A matriarca da comunidade, dona Maria de Lourdes, é a memória viva de um legado que preserva a história e as tradições do Porto do Capim. Como uma figura importante, ela representa a resistência e a conexão profunda dos moradores com o território, transmitindo conhecimentos e inspirando a juventude local a continuar lutando pela cultura ribeirinha. “Estou aqui há mais de 40 anos. Não quero sair nunca daqui”, enfatiza.

Reconhecimento

As chamadas comunidades tradicionais são formadas por povos que desenvolvem uma relação específica com o território e o meio ambiente em que vivem — caso do Porto do Capim. No entanto, o antropólogo Fábio Mura explica que essa comunidade tem uma dinâmica territorial diferente, estruturada por laços de parentesco e vizinhança com forte cooperação mútua. Com base nessas condições sociais, o MPF-PB encomendou um laudo antropológico que analisasse essas características.

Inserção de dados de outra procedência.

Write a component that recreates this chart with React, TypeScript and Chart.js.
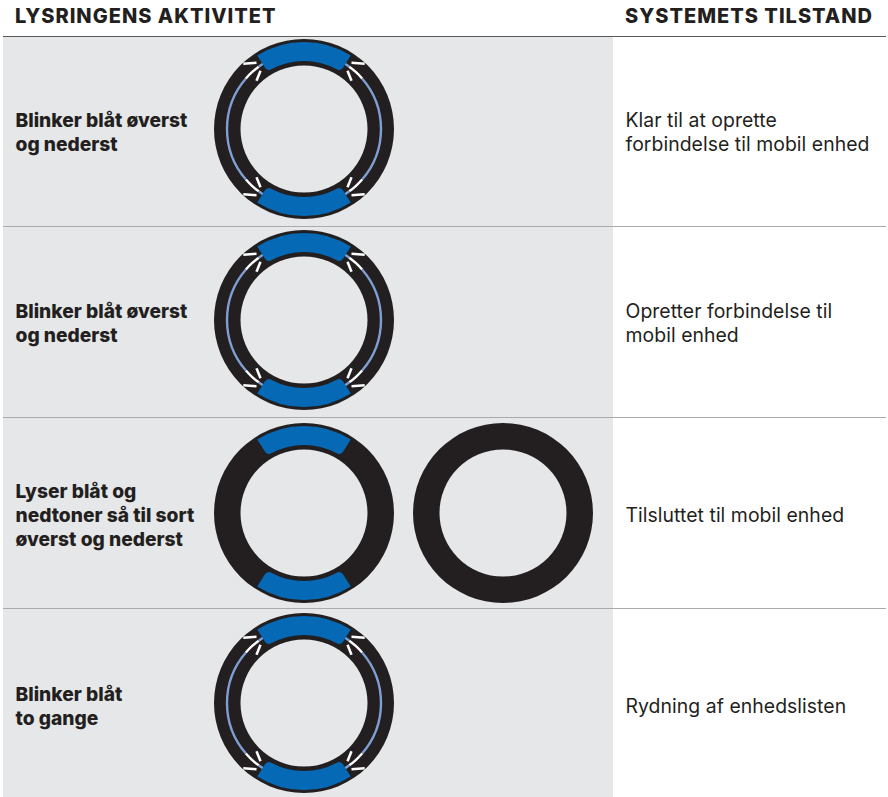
import React, { useEffect, useRef } from "react";
import { Chart, registerables } from "chart.js";

Chart.register(...registerables);

const headers = ["LYSRINGENS AKTIVITET", "SYSTEMETS TILSTAND"];
const activityLabels = [
  ["Blinker blåt øverst", "og nederst"],
  ["Blinker blåt øverst", "og nederst"],
  ["Lyser blåt og", "nedtoner så til sort", "øverst og nederst"],
  ["Blinker blåt", "to gange"],
];
const stateLabels = [
  ["Klar til at oprette", "forbindelse til mobil enhed"],
  ["Opretter forbindelse til", "mobil enhed"],
  ["Tilsluttet til mobil enhed"],
  ["Rydning af enhedslisten"],
];
// arc spans in degrees, clockwise from the rotation given below
const blueSpans = [65, 115, 65, 115];
const lineSpans = [62, 5, 13, 82, 13, 5, 62, 5, 13, 82, 13, 5];
const lineColors = ["t", "p", "w", "p", "w", "p", "t", "p", "w", "p", "w", "p"];
// short light rays for one corner, [x0, y0, x1, y1] from the ring centre
const rayOffsets = [
  [47.5, 66.3, 60.7, 65.2],
  [43.5, 58.3, 47.5, 48.3],
];
const rowAnimated = [true, true, false, true];
const ringCentresY = [129, 320, 513, 703];
const activityTextTops = [108, 299, 479, 682];
const stateTextTops = [108, 299, 503, 694];

const BLACK = "#231f20";
const BLUE = "#0569b5";
const PERI = "#7f9fd3";
const GRAY = "#e6e7e8";
const SIZE = 184;

function donut(cv: HTMLCanvasElement, data: number[], colors: string[], radius: number, inner: number, rotation: number, extra: any = {}) {
  return new Chart(cv, {
    type: "doughnut",
    data: { datasets: [{ data, backgroundColor: colors, borderWidth: 0, ...extra }] },
    options: {
      animation: false,
      responsive: false,
      rotation,
      radius,
      cutout: (inner / radius) * 100 + "%",
      layout: { padding: 0 },
      plugins: { legend: { display: false }, tooltip: { enabled: false } },
    },
  });
}

function raysChart(cv: HTMLCanvasElement) {
  const signs = [[1, 1], [-1, 1], [1, -1], [-1, -1]];
  const datasets = signs.flatMap(([sx, sy]) =>
    rayOffsets.map(([a, b, c, d]) => ({
      data: [{ x: sx * a, y: sy * b }, { x: sx * c, y: sy * d }],
      showLine: true,
      borderColor: "#ffffff",
      borderWidth: 2.5,
      pointRadius: 0,
    }))
  );
  return new Chart(cv, {
    type: "scatter",
    data: { datasets },
    options: {
      animation: false,
      responsive: false,
      layout: { padding: 0 },
      scales: {
        x: { type: "linear", min: -SIZE / 2, max: SIZE / 2, display: false },
        y: { type: "linear", min: -SIZE / 2, max: SIZE / 2, display: false },
      },
      plugins: { legend: { display: false }, tooltip: { enabled: false } },
    },
  });
}

function Ring({ cx, cy, kind }: { cx: number; cy: number; kind: "plain" | "blue" | "flash" }) {
  const a = useRef<HTMLCanvasElement>(null);
  const b = useRef<HTMLCanvasElement>(null);
  const c = useRef<HTMLCanvasElement>(null);
  const d = useRef<HTMLCanvasElement>(null);
  useEffect(() => {
    const charts: Chart[] = [donut(a.current!, [1], [BLACK], 90, 63.5, 0)];
    if (kind === "flash") {
      charts.push(
        donut(b.current!, lineSpans, lineColors.map((k) => (k === "t" ? "transparent" : k === "p" ? PERI : "#ffffff")), 78.2, 75.8, -31)
      );
      charts.push(raysChart(d.current!));
    }
    if (kind !== "plain") {
      charts.push(
        donut(c.current!, blueSpans, [BLUE, "transparent", BLUE, "transparent"], 87, 68, -32.5, {
          borderRadius: { innerStart: 5, innerEnd: 5, outerStart: 0, outerEnd: 0 },
        })
      );
    }
    return () => charts.forEach((x) => x.destroy());
  }, [kind]);
  const st: React.CSSProperties = { position: "absolute", left: cx - SIZE / 2, top: cy - SIZE / 2, width: SIZE, height: SIZE };
  return (
    <>
      <canvas ref={a} width={SIZE} height={SIZE} style={st} />
      <canvas ref={b} width={SIZE} height={SIZE} style={st} />
      <canvas ref={c} width={SIZE} height={SIZE} style={st} />
      <canvas ref={d} width={SIZE} height={SIZE} style={st} />
    </>
  );
}

const rowTops = [37, 227, 418, 609, 797];

export default function App() {
  const font = "Inter, sans-serif";
  const head: React.CSSProperties = { position: "absolute", top: 2, fontSize: 20, fontWeight: 800, lineHeight: "28px", whiteSpace: "nowrap", letterSpacing: 1 };
  return (
    <div style={{ position: "absolute", left: 0, top: 0, width: 888, height: 797, background: "#fff", overflow: "hidden", fontFamily: font, color: BLACK }}>
      <div style={{ ...head, left: 15 }}>{headers[0]}</div>
      <div style={{ ...head, left: 625 }}>{headers[1]}</div>
      <div style={{ position: "absolute", left: 3, top: 35.5, width: 883, height: 1.5, background: "#58595b" }} />
      {rowTops.slice(0, 4).map((top, i) => {
        const h = rowTops[i + 1] - top;
        return (
          <React.Fragment key={i}>
            <div style={{ position: "absolute", left: 3, top, width: 610, height: h, background: GRAY }} />
            {i > 0 && <div style={{ position: "absolute", left: 3, top: top - 1, width: 883, height: 1, background: "#a9abae" }} />}
            <div style={{ position: "absolute", left: 15.5, top: activityTextTops[i], fontSize: 19.2, fontWeight: 800, lineHeight: "24px", whiteSpace: "nowrap" }}>
              {activityLabels[i].map((t) => <div key={t}>{t}</div>)}
            </div>
            <div style={{ position: "absolute", left: 625.5, top: stateTextTops[i], fontSize: 19.4, fontWeight: 400, lineHeight: "24px", whiteSpace: "nowrap", letterSpacing: 0.05 }}>
              {stateLabels[i].map((t) => <div key={t}>{t}</div>)}
            </div>
            <Ring cx={304} cy={ringCentresY[i]} kind={rowAnimated[i] ? "flash" : "blue"} />
            {!rowAnimated[i] && <Ring cx={503} cy={ringCentresY[i]} kind="plain" />}
          </React.Fragment>
        );
      })}
    </div>
  );
}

“O laudo foi realizado pela dinâmica de parentesco, com mais de 1,5 mil pessoas”, explica Mura, responsável por um dos relatórios técnicos e pelo laudo que ajudou a reconhecer a comunidade ribeirinha. O trabalho contou com dois geógrafos, quatro antropólogos e dois biólogos, que desenvolveram o relatório que serviu como base para encerrar o assunto no Superior Tribunal Federal (STF), pela então ministra Cármen Lúcia, com decisão favorável à permanência da comunidade no lugar.

Revitalização

Em solenidade com o governador João Azevêdo, o presidente Lula anunciou, em agosto deste ano, um investimento de R$ 100 milhões para prover o Porto do Capim de infraestrutura essencial. O objetivo é fortalecer a comunidade, melhorar o saneamento básico e as áreas de convivência. O projeto prevê ainda a construção e a reforma de habitações, com foco na valorização cultural do território.

O investimento faz parte do Programa Periferia Viva, vinculado ao Ministério das Cidades, do Governo Federal. No Guia do Plano de Ação consta que a abordagem de transformação territorial será ancorada na valorização da organização social e comunitária, com ações que dialoguem com o conjunto de necessidades identificadas em cada território.

*Matéria publicada originalmente na edição impressa do dia 13 de outubro de 2024.